Page 29 : l’homme comme un animal parmi d’autres.
Page 35 et 36. Empirisme : toute connaissance découle d’une impression faite par l’expérience du monde, sans à priori ; même pas le préalable d’un esprit qui perçoit : la perception est première. Il n’y a pas de substance pensante, l’esprit est l’ensemble des perceptions.
Page 37. Définition « impression » : toute perception, émotion, idée qui constitue la matière première du vivant, le sujet lui-même (et donc pas de conscience préalable comme en phénoménologie). La sédimentation des impressions produit de la mémoire, et alors de l’imagination, par réactivation d’impressions antérieures.
Page 45 : distinction entre Hume et Kant, Berkeley et Husserl
Mais d’où vient l’idée du vide, dont on ne peut avoir d’impression ? Comment peut-on parler de ce qui ne nous a jamais impressionnés ? Et comment s’associent les idées ? Par quelle procédure un ensemble d’impressions aboutit-il à une idée complexe cohérente ? Qu’est-ce qui fait tenir les mots ensemble ?
Page 72. Causalité : qu’est-ce qui nous rend certains que le soleil se lèvera demain ?
Page 76. Pas de certitudes ! La causalité comme ne relevant que d’habitudes et de croyances. « Comme d’habitude le soleil se lève, et donc je crois qu’il se lèvera demain. »
Page 78. La causalité n’est ni un principe fondé en raison ni un principe fondé dans l’observation d’une connexion réelle. C’est un principe de la nature humaine, de l’esprit devenu nature. « L’habitude est le principe par où s’est effectuée cette correspondance, principe si nécessaire à la subsistance de notre espèce et au règlement de notre conduite, en toutes circonstances et toute occurrence de la vie humaine. » (Essai sur l’entendement humain)
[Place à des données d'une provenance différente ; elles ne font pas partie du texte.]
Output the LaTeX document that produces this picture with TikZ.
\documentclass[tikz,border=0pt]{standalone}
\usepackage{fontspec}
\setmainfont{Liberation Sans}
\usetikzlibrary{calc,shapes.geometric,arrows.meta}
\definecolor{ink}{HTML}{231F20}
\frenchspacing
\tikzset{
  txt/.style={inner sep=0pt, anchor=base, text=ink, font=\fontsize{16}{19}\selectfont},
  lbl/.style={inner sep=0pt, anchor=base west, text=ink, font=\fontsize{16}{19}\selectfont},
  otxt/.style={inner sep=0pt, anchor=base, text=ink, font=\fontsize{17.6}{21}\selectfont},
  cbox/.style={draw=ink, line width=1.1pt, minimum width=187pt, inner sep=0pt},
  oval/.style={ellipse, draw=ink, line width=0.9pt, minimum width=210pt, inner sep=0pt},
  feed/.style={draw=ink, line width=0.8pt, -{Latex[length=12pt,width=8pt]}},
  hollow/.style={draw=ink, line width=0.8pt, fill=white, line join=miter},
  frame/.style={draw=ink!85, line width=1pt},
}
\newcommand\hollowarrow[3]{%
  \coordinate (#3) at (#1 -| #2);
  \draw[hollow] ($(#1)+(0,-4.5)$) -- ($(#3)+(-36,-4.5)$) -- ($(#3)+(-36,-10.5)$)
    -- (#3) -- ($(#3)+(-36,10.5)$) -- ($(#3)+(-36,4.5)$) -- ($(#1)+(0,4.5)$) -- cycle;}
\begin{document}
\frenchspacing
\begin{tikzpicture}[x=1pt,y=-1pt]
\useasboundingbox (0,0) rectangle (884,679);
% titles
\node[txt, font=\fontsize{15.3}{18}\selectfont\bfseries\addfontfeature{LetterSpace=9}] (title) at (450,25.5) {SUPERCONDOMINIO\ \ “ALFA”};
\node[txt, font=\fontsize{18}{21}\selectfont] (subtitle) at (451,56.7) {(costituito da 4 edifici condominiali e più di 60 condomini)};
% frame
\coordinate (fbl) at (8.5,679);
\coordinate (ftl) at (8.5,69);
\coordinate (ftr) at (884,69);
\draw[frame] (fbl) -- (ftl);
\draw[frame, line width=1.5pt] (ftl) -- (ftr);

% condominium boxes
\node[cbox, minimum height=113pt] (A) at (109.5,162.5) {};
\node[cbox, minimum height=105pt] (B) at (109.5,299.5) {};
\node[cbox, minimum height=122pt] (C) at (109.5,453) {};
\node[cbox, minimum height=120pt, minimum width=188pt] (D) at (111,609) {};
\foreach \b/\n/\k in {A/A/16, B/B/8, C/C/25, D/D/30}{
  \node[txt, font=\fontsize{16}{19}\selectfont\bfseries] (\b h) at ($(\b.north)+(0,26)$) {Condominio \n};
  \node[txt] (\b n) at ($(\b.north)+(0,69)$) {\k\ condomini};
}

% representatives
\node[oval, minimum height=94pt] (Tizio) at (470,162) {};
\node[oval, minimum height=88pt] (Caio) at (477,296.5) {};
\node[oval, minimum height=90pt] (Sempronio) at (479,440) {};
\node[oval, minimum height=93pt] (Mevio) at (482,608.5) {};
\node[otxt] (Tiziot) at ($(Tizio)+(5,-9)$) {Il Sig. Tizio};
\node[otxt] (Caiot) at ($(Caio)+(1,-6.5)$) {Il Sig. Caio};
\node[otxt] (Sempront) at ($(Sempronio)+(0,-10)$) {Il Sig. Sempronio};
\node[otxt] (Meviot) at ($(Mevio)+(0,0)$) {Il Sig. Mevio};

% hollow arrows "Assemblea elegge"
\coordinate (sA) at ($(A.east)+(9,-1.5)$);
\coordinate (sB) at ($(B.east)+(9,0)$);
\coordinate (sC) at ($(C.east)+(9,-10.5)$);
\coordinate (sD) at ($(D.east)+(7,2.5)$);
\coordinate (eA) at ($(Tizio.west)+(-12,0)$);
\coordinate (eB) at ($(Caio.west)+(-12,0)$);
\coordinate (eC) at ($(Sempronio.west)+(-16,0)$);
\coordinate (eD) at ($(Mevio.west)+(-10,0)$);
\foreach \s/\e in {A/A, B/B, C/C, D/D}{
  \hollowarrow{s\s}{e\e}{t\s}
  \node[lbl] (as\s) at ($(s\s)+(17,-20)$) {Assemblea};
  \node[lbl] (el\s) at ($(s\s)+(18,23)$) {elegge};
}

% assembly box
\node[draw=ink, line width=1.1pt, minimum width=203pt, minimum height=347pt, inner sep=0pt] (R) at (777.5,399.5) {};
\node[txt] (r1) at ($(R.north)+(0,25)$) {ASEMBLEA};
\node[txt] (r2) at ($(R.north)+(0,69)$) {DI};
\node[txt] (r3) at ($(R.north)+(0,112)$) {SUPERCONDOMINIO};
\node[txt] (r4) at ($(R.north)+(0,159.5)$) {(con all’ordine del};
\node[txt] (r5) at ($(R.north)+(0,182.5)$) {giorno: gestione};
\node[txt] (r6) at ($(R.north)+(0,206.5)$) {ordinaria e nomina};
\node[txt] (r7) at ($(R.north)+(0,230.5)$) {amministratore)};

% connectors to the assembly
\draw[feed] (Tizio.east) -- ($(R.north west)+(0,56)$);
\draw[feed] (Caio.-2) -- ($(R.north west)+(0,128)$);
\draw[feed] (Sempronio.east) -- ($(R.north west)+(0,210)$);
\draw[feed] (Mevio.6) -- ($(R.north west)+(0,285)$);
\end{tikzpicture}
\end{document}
Page 103. Éprouver de l’orgueil : comme si l’orgueil était une matière à tâter, à sentir. « Je suis amoureux » : dans quel état ? Mais il ne s’agit pas de propos descriptif. Limite de Hume (et consorts) : il tente de décrire un système, un fonctionnement avec divers agents (impressions, raisons, passions, etc.), divers processus (ressentir, réfléchir). Il prétend ainsi proposer une description raisonnée de « la nature humaine », comme les savants décrivent une nature terrestre, en classant et catégorisant les passions (cf. page 110).
« Notre esprit n’est pas comme un instrument à vent dont le son cesse avec le souffle, mais comme un instrument à cordes où, après chaque coup, les vibrations retiennent toujours quelque son qui s’éteint graduellement et insensiblement. » (Traité sur la nature humaine)
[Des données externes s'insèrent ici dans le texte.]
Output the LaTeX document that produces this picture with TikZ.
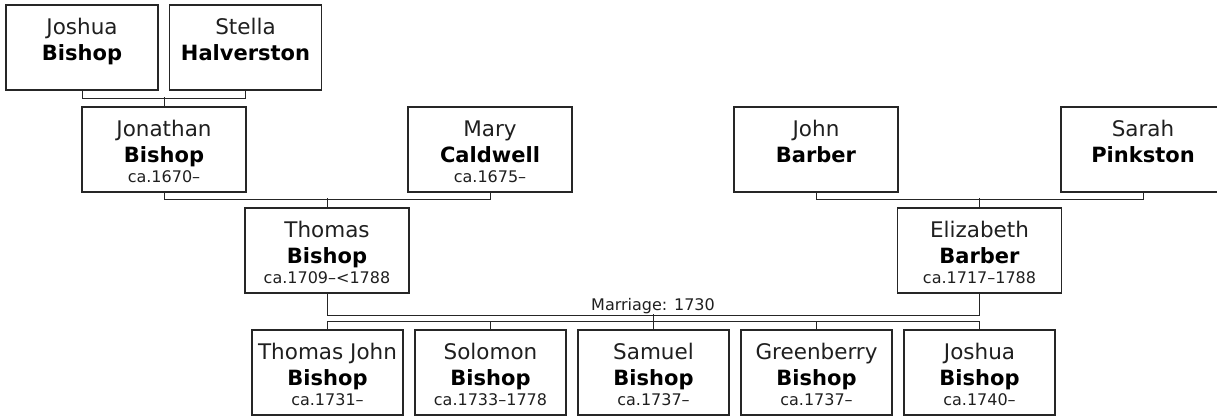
\documentclass[tikz,border=0pt]{standalone}
\usepackage{fontspec}
\setmainfont{DejaVu Sans}
\newcommand\famperson[3]{\vbox to 85pt{\offinterlineskip\kern29.5pt
 \hbox to 0pt{\hss\smash{\fontsize{21.5}{25}\selectfont\color{black!88}#1}\hss}\kern25.5pt
 \hbox to 0pt{\hss\smash{\fontsize{21}{25}\selectfont\bfseries #2}\hss}\kern20pt
 \hbox to 0pt{\hss\smash{\fontsize{16}{19}\selectfont\color{black!88}#3}\hss}\vss}}
\tikzset{
 pbox/.style={rectangle, draw=black!85, line width=1.3pt, minimum height=85pt, inner sep=0pt, text=black},
 genbox/.style={pbox, minimum width=164pt},
 topbox/.style={pbox, minimum width=152pt},
 kidbox/.style={pbox, minimum width=151pt},
 conn/.style={draw=black!85, line width=1pt},
 lbl/.style={anchor=base, inner sep=0pt, font=\fontsize{16}{19}\selectfont, text=black!88}
}
\begin{document}
\begin{tikzpicture}[x=1pt,y=-1pt]
\useasboundingbox (0,0) rectangle (1217,416);
\clip (0,0) rectangle (1217,416);
% generation 0
\node[topbox] (jb) at (82,47.5) {\famperson{Joshua}{Bishop}{}};
\node[topbox] (sh) at (245.5,47.5) {\famperson{Stella}{Halverston}{}};
% generation 1
\node[genbox] (jon) at (164,149.5) {\famperson{Jonathan}{Bishop}{ca.1670–}};
\node[genbox] (mary) at (490,149.5) {\famperson{Mary}{Caldwell}{ca.1675–}};
\node[genbox] (john) at (816,149.5) {\famperson{John}{Barber}{}};
\node[genbox] (sarah) at (1143,149.5) {\famperson{Sarah}{Pinkston}{}};
% generation 2
\node[genbox] (tb) at (327,250.5) {\famperson{Thomas}{Bishop}{ca.1709–<1788}};
\node[genbox] (eb) at (979.5,250.5) {\famperson{Elizabeth}{Barber}{ca.1717–1788}};
% children
\node[kidbox] (c1) at (327.5,372.5) {\famperson{Thomas John}{Bishop}{ca.1731–}};
\node[kidbox] (c2) at (490.5,372.5) {\famperson{Solomon}{Bishop}{ca.1733–1778}};
\node[kidbox] (c3) at (653.5,372.5) {\famperson{Samuel}{Bishop}{ca.1737–}};
\node[kidbox] (c4) at (816.5,372.5) {\famperson{Greenberry}{Bishop}{ca.1737–}};
\node[kidbox] (c5) at (979.5,372.5) {\famperson{Joshua}{Bishop}{ca.1740–}};
% marriage label
\node[lbl] (marr) at (653,310) {Marriage: 1730};
% connectors
\draw[conn] (jb.south) -- ++(0,8) -| (sh.south);
\draw[conn] (jon.north) -- ++(0,-9);
\draw[conn] (jon.south) -- ++(0,7) -| (mary.south);
\draw[conn] (tb.north) -- ++(0,-9);
\draw[conn] (john.south) -- ++(0,7) -| (sarah.south);
\draw[conn] (eb.north) -- ++(0,-9);
\draw[conn] (tb.south) -- ++(0,22) -| (eb.south);
\draw[conn] (c3.north) -- ++(0,-15);
\draw[conn] (c1.north) -- ++(0,-8) -| (c5.north);
\draw[conn] (c2.north) -- ++(0,-8);
\draw[conn] (c4.north) -- ++(0,-8);
\end{tikzpicture}
\end{document}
Étude centrée sur l’individu, mais qui s’ouvre ensuite à ses relations avec autrui par l’étude de la sympathie (résonance entre passions des uns et des autres) tout cela dans le souci persistant de résister à l’appel de l’universel ou de l’absolu.
« En général, on peut affirmer qu’il n’y a pas dans les esprits humains une passion telle que l’amour de l’humanité uniquement comme telle, indépendamment des qualités personnelles, des services ou d’une relation à nous-mêmes. »
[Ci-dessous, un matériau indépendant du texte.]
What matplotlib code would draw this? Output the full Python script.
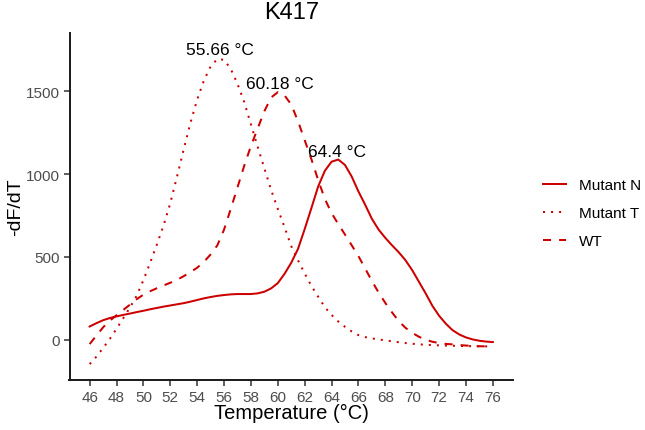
import numpy as np
from matplotlib import pyplot as plt

plt.rcParams['font.family'] = ['Liberation Sans', 'DejaVu Sans']

temperature = np.arange(46, 76.01, 0.5)

mutant_n = [80, 100, 118, 131, 141, 150, 158, 167, 175, 184,
            192, 200, 207, 214, 221, 230, 240, 250, 258, 265,
            270, 274, 276, 276, 276, 280, 290, 310, 342, 398,
            465, 548, 668, 795, 925, 1020, 1075, 1088, 1055, 985,
            895, 815, 730, 665, 615, 570, 528, 480, 420, 350,
            280, 205, 145, 97, 58, 32, 14, 2, -6, -11, -14]

mutant_t = [-147, -102, -50, 5, 66, 130, 195, 266, 360, 465,
            575, 690, 825, 985, 1150, 1310, 1450, 1565, 1650, 1695,
            1690, 1635, 1545, 1435, 1300, 1165, 1035, 905, 790, 680,
            565, 480, 400, 325, 260, 197, 150, 110, 78, 50,
            28, 16, 8, 2, -4, -9, -15, -20, -24, -28,
            -30, -32, -34, -35, -36, -37, -38, -39, -40, -40, -41]

wt = [-26, 25, 75, 115, 148, 180, 212, 245, 272, 293,
      311, 328, 344, 362, 384, 408, 435, 470, 515, 570,
      665, 790, 920, 1050, 1170, 1275, 1380, 1462, 1495, 1475,
      1420, 1320, 1205, 1090, 965, 850, 765, 698, 635, 570,
      505, 430, 355, 285, 222, 165, 112, 72, 42, 18,
      0, -12, -20, -25, -28, -32, -35, -37, -39, -40, -42]

labels = ['Mutant N', 'Mutant T', 'WT']
peak_temps = [64.4, 55.66, 60.18]
peak_heights = [1090, 1705, 1498]

color = '#CD0000'
styles = ['-', (0, (1, 3)), (0, (4, 4))]

fig = plt.figure(figsize=(6.45, 4.31), dpi=100)
ax = fig.add_axes([69.5 / 645, 1 - 381 / 431, (513 - 69.5) / 645, (381 - 34) / 431])

for series, lab, ls in zip([mutant_n, mutant_t, wt], labels, styles):
    ax.plot(temperature, series, color=color, ls=ls, lw=1.45, label=lab)

for t, h in zip(peak_temps, peak_heights):
    ax.annotate('%s °C' % t, (t, h), xytext=(0, 2.5), textcoords='offset points',
                ha='center', va='baseline', fontsize=12.5, color='black')

ax.set_xlim(44.5, 77.5)
ax.set_ylim(-243, 1852)
ax.set_xticks(np.arange(46, 77, 2))
ax.set_yticks([0, 500, 1000, 1500])
for s in ['top', 'right']:
    ax.spines[s].set_visible(False)
for s in ['left', 'bottom']:
    ax.spines[s].set_linewidth(1.4)
    ax.spines[s].set_color('#1a1a1a')
ax.tick_params(length=4, width=1.1, color='#333333', labelsize=11,
               labelcolor='#4D4D4D', pad=3)
ax.set_xlabel('Temperature (°C)', fontsize=14.5, labelpad=-0.5)
ax.set_ylabel('-dF/dT', fontsize=14, labelpad=1)
ax.set_title('K417', fontsize=17, pad=11)

fig.legend(loc='upper left', bbox_to_anchor=(543 / 645, 1 - 179 / 431),
           frameon=False, fontsize=11, handlelength=1.5, handletextpad=0.85,
           labelspacing=0.93, borderpad=0, borderaxespad=0)

fig.savefig('out.png', dpi=100)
« Il n’est pas d’humain, ni de créatures sensibles, dont le bonheur ou le malheur nous touche en quelque mesure, à condition que ce bonheur ou ce malheur nous soit en quelque mesure “présent”. » (Traité sur la nature humaine)
Page 131. Belle question : la morale dérive-t-elle de la raison ou du sentiment ? Dans le premier cas, elle peut être universelle (je respecte tous les êtres humains). Dans le second, elle est conditionnée par la sympathie (et alors l’antipathie) pour l’autre. Pour Hume : effet d’une régulation intrapersonnelle plutôt que raisonnable.
« Qu’il faut nécessairement qu’un sentiment se manifeste, pour préférer les tendances utiles aux tendances nuisibles. Ce sentiment ne peut être qu’une sympathie pour le bonheur des hommes, ou un écho de leurs malheurs. »
« Il n’est pas contraire à la raison de préférer la destruction du monde à une égratignure de mon doigt. Il n’est pas contraire à la raison que je choisisse de me ruiner pour prévenir le moindre malaise d’un Indien ou d’une personne complètement inconnue de moi. Il est aussi peu contraire à la raison de préférer à mon plus grand bien propre un bien reconnu moindre et d’aimer plus ardemment celui-ci que celui-là. »
Page 153. Idée sympathique : on prend plaisir à être utile aux autres.
Page 172. La justice trouve son origine dans la nécessité de travailler à créer son bien.
Conclusion complexe, mais qui touche (mais ne fait que toucher) les questions du langage comme charnière entre le mur de la réalité et la porte de la culture humaine, de tout ce qu’on peut évoquer, imaginer, exprimer du monde. Ça en dit long sur la difficulté à renoncer à l’illusion d’une parole en prise avec le monde (voire antérieure à la réalité, avec une existence transcendantale), énonçant des vérités, sans verser dans le scepticisme ridicule (tout est faux), le langage sans substance, insensé, capable de dire n’importe quoi. Ce qui est bien un dilemme de penseur en chambre, de celui qui se prive d’une activité productive, directement en prise avec une transformation du monde ou d’autrui, et qui doute alors de sa parole.